The aggregate number and percentage of shares of Class A Common Stock beneficially owned by each Reporting Person and, for each Reporting
Person, the number of shares as to which there is sole power to vote or to direct the vote, shared power to vote or to direct the vote, sole power to dispose or to direct the disposition, or shared power to dispose or to direct the disposition are
set forth on rows 7 through 11 and row 13 of the cover pages of this Schedule 13D and are incorporated herein by reference.
On November 7, 2023,
each of CSL Energy Opportunities Fund I, L.P. (CSL OI) and CSL Energy Opportunities Offshore Fund I, L.P. (CSL Offshore OI) distributed all 1,831,477 and 801,698 shares of Class A Common Stock it held, respectively, pro
rata to its respective limited partners and to CSL Energy Opportunity GP I, LLC (CSL GP I), its general partner, in connection with a liquidating distribution.

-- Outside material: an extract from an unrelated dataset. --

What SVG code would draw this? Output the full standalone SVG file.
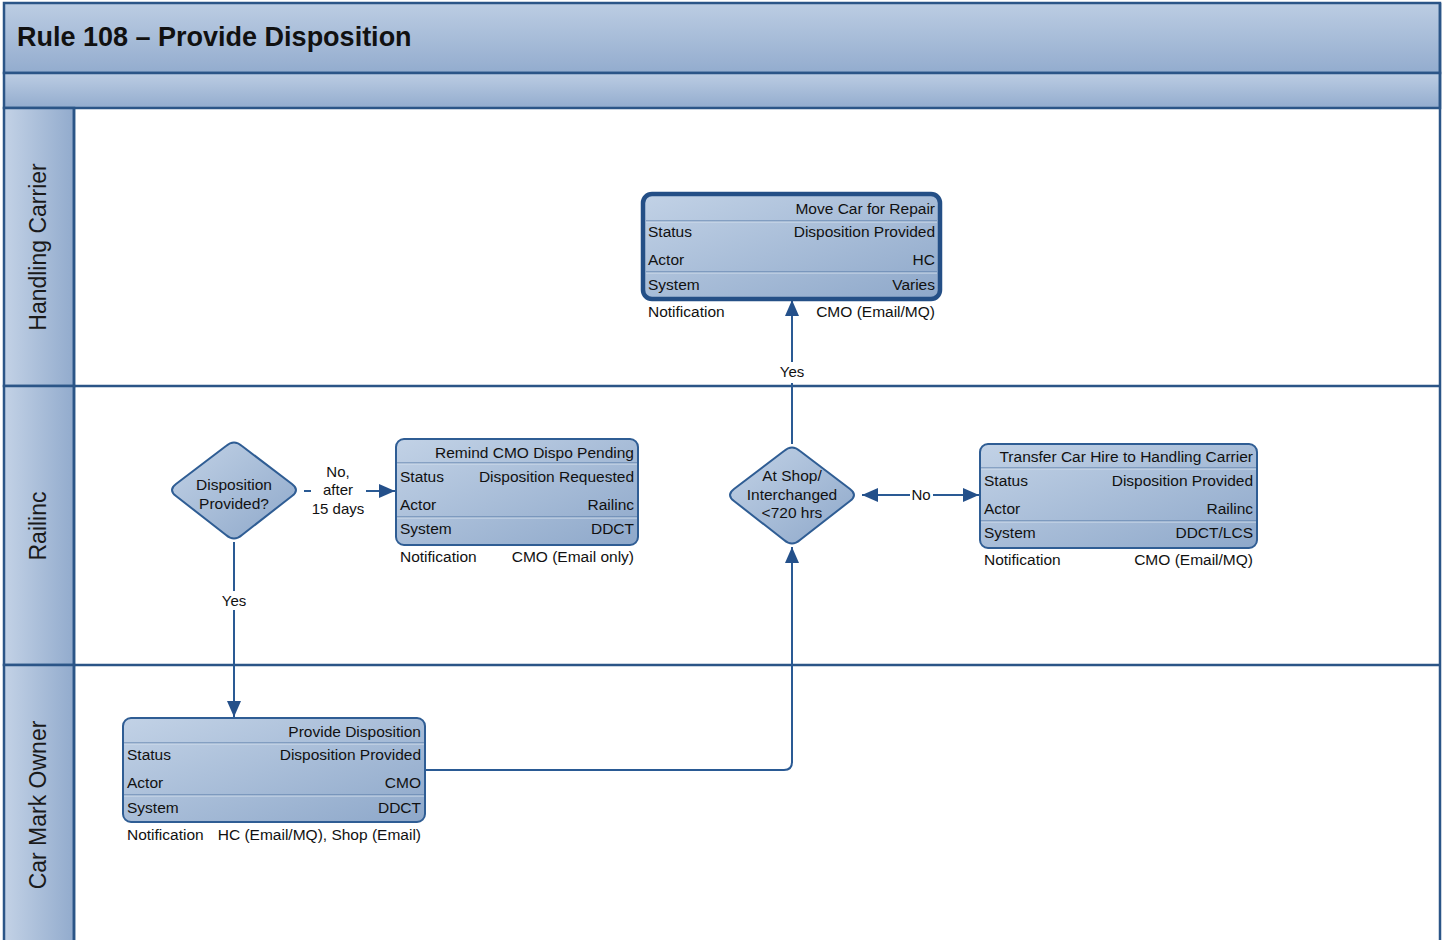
<svg xmlns="http://www.w3.org/2000/svg" width="1445" height="940" viewBox="0 0 1445 940">
  <defs>
    <linearGradient id="bandGrad" x1="0" y1="0" x2="0" y2="1">
      <stop offset="0" stop-color="#bccde3"/>
      <stop offset="1" stop-color="#93acce"/>
    </linearGradient>
    <linearGradient id="laneGrad" x1="0" y1="0" x2="1" y2="0">
      <stop offset="0" stop-color="#c3d2e6"/>
      <stop offset="1" stop-color="#92abcd"/>
    </linearGradient>
    <linearGradient id="nodeGrad" x1="0" y1="0" x2="1" y2="1">
      <stop offset="0" stop-color="#c2d2e6"/>
      <stop offset="1" stop-color="#8ea8ca"/>
    </linearGradient>
    <marker id="arrowBig" viewBox="0 0 16 14" refX="16" refY="7" markerWidth="16" markerHeight="14" markerUnits="userSpaceOnUse" orient="auto-start-reverse">
      <path d="M0,0 L16,7 L0,14 z" fill="#24508a"/>
    </marker>
  </defs>
  <style>
    text { font-family: "Liberation Sans", Arial, sans-serif; fill: #111; }
    .title { font-size: 27px; font-weight: bold; }
    .lane { font-size: 23px; fill: #1a1a1a; }
    .cell { font-size: 15.5px; }
    .r { text-anchor: end; }
    .c { text-anchor: middle; }
    .lbl { font-size: 15px; }
    .frame { stroke: #2b5587; stroke-width: 2.5; }
    .node { fill: url(#nodeGrad); stroke: #2f5d94; stroke-width: 2; }
    .nodeThick { fill: url(#nodeGrad); stroke: #244f86; stroke-width: 4.5; }
    .sep { stroke: #5579a6; stroke-width: 1.2; }
    .sepHi { stroke: #d2deec; stroke-width: 1; }
    .conn { fill: none; stroke: #2a5a94; stroke-width: 2; }
  </style>

  <!-- pool background -->
  <rect x="4" y="3" width="1436" height="940" fill="#ffffff"/>

  <!-- title band -->
  <rect x="4" y="3" width="1436" height="70" fill="url(#bandGrad)" class="frame"/>
  <text x="17" y="46" class="title">Rule 108 – Provide Disposition</text>
  <!-- phase band -->
  <rect x="4" y="73" width="1436" height="35" fill="url(#bandGrad)" class="frame"/>

  <!-- lanes -->
  <g id="lane-handling-carrier">
    <rect x="4" y="108" width="70" height="278" fill="url(#laneGrad)" class="frame"/>
    <text class="lane c" transform="translate(46,247) rotate(-90)">Handling Carrier</text>
  </g>
  <g id="lane-railinc">
    <rect x="4" y="386" width="70" height="279" fill="url(#laneGrad)" class="frame"/>
    <text class="lane c" transform="translate(46,526) rotate(-90)">Railinc</text>
  </g>
  <g id="lane-car-mark-owner">
    <rect x="4" y="665" width="70" height="280" fill="url(#laneGrad)" class="frame"/>
    <text class="lane c" transform="translate(46,805) rotate(-90)">Car Mark Owner</text>
  </g>
  <!-- lane dividers and outer border -->
  <line x1="74" y1="386" x2="1440" y2="386" class="frame"/>
  <line x1="74" y1="665" x2="1440" y2="665" class="frame"/>
  <line x1="1440" y1="3" x2="1440" y2="940" class="frame"/>
  <line x1="74" y1="108" x2="74" y2="940" class="frame"/>

  <!-- connectors -->
  <g id="connectors">
    <!-- Disposition Provided? -> Remind (No, after 15 days) -->
    <line x1="304" y1="491" x2="311" y2="491" class="conn"/>
    <line x1="366" y1="491" x2="395" y2="491" class="conn" marker-end="url(#arrowBig)"/>
    <text x="338" y="477" class="lbl c">No,</text>
    <text x="338" y="495" class="lbl c">after</text>
    <text x="338" y="514" class="lbl c">15 days</text>

    <!-- Disposition Provided? -> Provide Disposition (Yes) -->
    <line x1="234" y1="542" x2="234" y2="591" class="conn"/>
    <line x1="234" y1="610" x2="234" y2="717" class="conn" marker-end="url(#arrowBig)"/>
    <text x="234" y="606" class="lbl c">Yes</text>

    <!-- Provide Disposition -> At Shop/Interchanged -->
    <path d="M426,770 L784,770 Q792,770 792,762 L792,547" class="conn" marker-end="url(#arrowBig)"/>

    <!-- At Shop/Interchanged -> Move Car for Repair (Yes) -->
    <line x1="792" y1="444" x2="792" y2="383" class="conn"/>
    <line x1="792" y1="362" x2="792" y2="300" class="conn" marker-end="url(#arrowBig)"/>
    <text x="792" y="377" class="lbl c">Yes</text>

    <!-- At Shop/Interchanged <-> Transfer Car Hire (No) -->
    <line x1="862" y1="495" x2="910" y2="495" class="conn" marker-start="url(#arrowBig)"/>
    <line x1="933" y1="495" x2="979" y2="495" class="conn" marker-end="url(#arrowBig)"/>
    <text x="921" y="500" class="lbl c">No</text>
  </g>

  <!-- Move Car for Repair -->
  <g id="node-move-car">
    <rect x="643" y="194" width="297" height="105" rx="9" class="nodeThick"/>
    <line x1="646" y1="221" x2="937" y2="221" class="sep"/>
    <line x1="646" y1="222" x2="937" y2="222" class="sepHi"/>
    <line x1="646" y1="272" x2="937" y2="272" class="sep"/>
    <line x1="646" y1="273" x2="937" y2="273" class="sepHi"/>
    <text x="935" y="214" class="cell r">Move Car for Repair</text>
    <text x="648" y="237" class="cell">Status</text>
    <text x="935" y="237" class="cell r">Disposition Provided</text>
    <text x="648" y="265" class="cell">Actor</text>
    <text x="935" y="265" class="cell r">HC</text>
    <text x="648" y="290" class="cell">System</text>
    <text x="935" y="290" class="cell r">Varies</text>
    <text x="648" y="317" class="cell">Notification</text>
    <text x="935" y="317" class="cell r">CMO (Email/MQ)</text>
  </g>

  <!-- Disposition Provided? -->
  <g id="node-disposition-provided">
    <path d="M226,446 Q234,439 242,446 L292,484 Q300,490 292,496 L242,535 Q234,542 226,535 L176,496 Q168,490 176,484 Z" class="node"/>
    <text x="234" y="490" class="cell c">Disposition</text>
    <text x="234" y="509" class="cell c">Provided?</text>
  </g>

  <!-- Remind CMO Dispo Pending -->
  <g id="node-remind">
    <rect x="396" y="439" width="242" height="106" rx="8" class="node"/>
    <line x1="397" y1="463" x2="637" y2="463" class="sep"/>
    <line x1="397" y1="464" x2="637" y2="464" class="sepHi"/>
    <line x1="397" y1="517" x2="637" y2="517" class="sep"/>
    <line x1="397" y1="518" x2="637" y2="518" class="sepHi"/>
    <text x="634" y="458" class="cell r">Remind CMO Dispo Pending</text>
    <text x="400" y="482" class="cell">Status</text>
    <text x="634" y="482" class="cell r">Disposition Requested</text>
    <text x="400" y="510" class="cell">Actor</text>
    <text x="634" y="510" class="cell r">Railinc</text>
    <text x="400" y="534" class="cell">System</text>
    <text x="634" y="534" class="cell r">DDCT</text>
    <text x="400" y="562" class="cell">Notification</text>
    <text x="634" y="562" class="cell r">CMO (Email only)</text>
  </g>

  <!-- At Shop/Interchanged <720 hrs -->
  <g id="node-at-shop">
    <path d="M784,451 Q792,444 800,451 L850,489 Q858,495 850,501 L800,540 Q792,547 784,540 L734,501 Q726,495 734,489 Z" class="node"/>
    <text x="792" y="481" class="cell c">At Shop/</text>
    <text x="792" y="500" class="cell c">Interchanged</text>
    <text x="792" y="518" class="cell c">&lt;720 hrs</text>
  </g>

  <!-- Transfer Car Hire to Handling Carrier -->
  <g id="node-transfer">
    <rect x="980" y="444" width="277" height="104" rx="8" class="node"/>
    <line x1="981" y1="468" x2="1256" y2="468" class="sep"/>
    <line x1="981" y1="469" x2="1256" y2="469" class="sepHi"/>
    <line x1="981" y1="521" x2="1256" y2="521" class="sep"/>
    <line x1="981" y1="522" x2="1256" y2="522" class="sepHi"/>
    <text x="1253" y="462" class="cell r">Transfer Car Hire to Handling Carrier</text>
    <text x="984" y="486" class="cell">Status</text>
    <text x="1253" y="486" class="cell r">Disposition Provided</text>
    <text x="984" y="514" class="cell">Actor</text>
    <text x="1253" y="514" class="cell r">Railinc</text>
    <text x="984" y="538" class="cell">System</text>
    <text x="1253" y="538" class="cell r">DDCT/LCS</text>
    <text x="984" y="565" class="cell">Notification</text>
    <text x="1253" y="565" class="cell r">CMO (Email/MQ)</text>
  </g>

  <!-- Provide Disposition -->
  <g id="node-provide-disposition">
    <rect x="123" y="718" width="302" height="104" rx="8" class="node"/>
    <line x1="124" y1="743" x2="424" y2="743" class="sep"/>
    <line x1="124" y1="744" x2="424" y2="744" class="sepHi"/>
    <line x1="124" y1="795" x2="424" y2="795" class="sep"/>
    <line x1="124" y1="796" x2="424" y2="796" class="sepHi"/>
    <text x="421" y="737" class="cell r">Provide Disposition</text>
    <text x="127" y="760" class="cell">Status</text>
    <text x="421" y="760" class="cell r">Disposition Provided</text>
    <text x="127" y="788" class="cell">Actor</text>
    <text x="421" y="788" class="cell r">CMO</text>
    <text x="127" y="813" class="cell">System</text>
    <text x="421" y="813" class="cell r">DDCT</text>
    <text x="127" y="840" class="cell">Notification</text>
    <text x="421" y="840" class="cell r">HC (Email/MQ), Shop (Email)</text>
  </g>
</svg>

Following such distribution, Charles S. Leykum (Leykum) is the
record holder of 41,324 shares of Class A Common Stock and CSL GP I is the record holder of 1,816 shares of Class A Common Stock.
CSL Fund II
Preferred Holdings LLC (CSL Preferred Holdings) continues to be the record holder of 4,565,174 shares of Class A Common Stock. CSL Energy Opportunities Fund II, L.P. (CSL OII) and CSL Energy Holdings II, LLC (CSL
HII and, collectively with CSL OI, CSL Offshore OI, and CSL Preferred Holdings, the CSL Funds) are members of CSL Preferred Holdings. CSL Energy Opportunity GP II, LLC (CSL GP II) is (i) the general partner of CSL
OII and (ii) the managing member of CSL HII.
CSL Capital Management, L.P. (CSL Capital Management) is the investment advisor to the CSL
Funds. CSL CM GP, LLC (CSL CM GP) is the general partner of CSL Capital Management. Leykum is the managing member of each of CSL GP I, CSL GP II and CSL CM GP.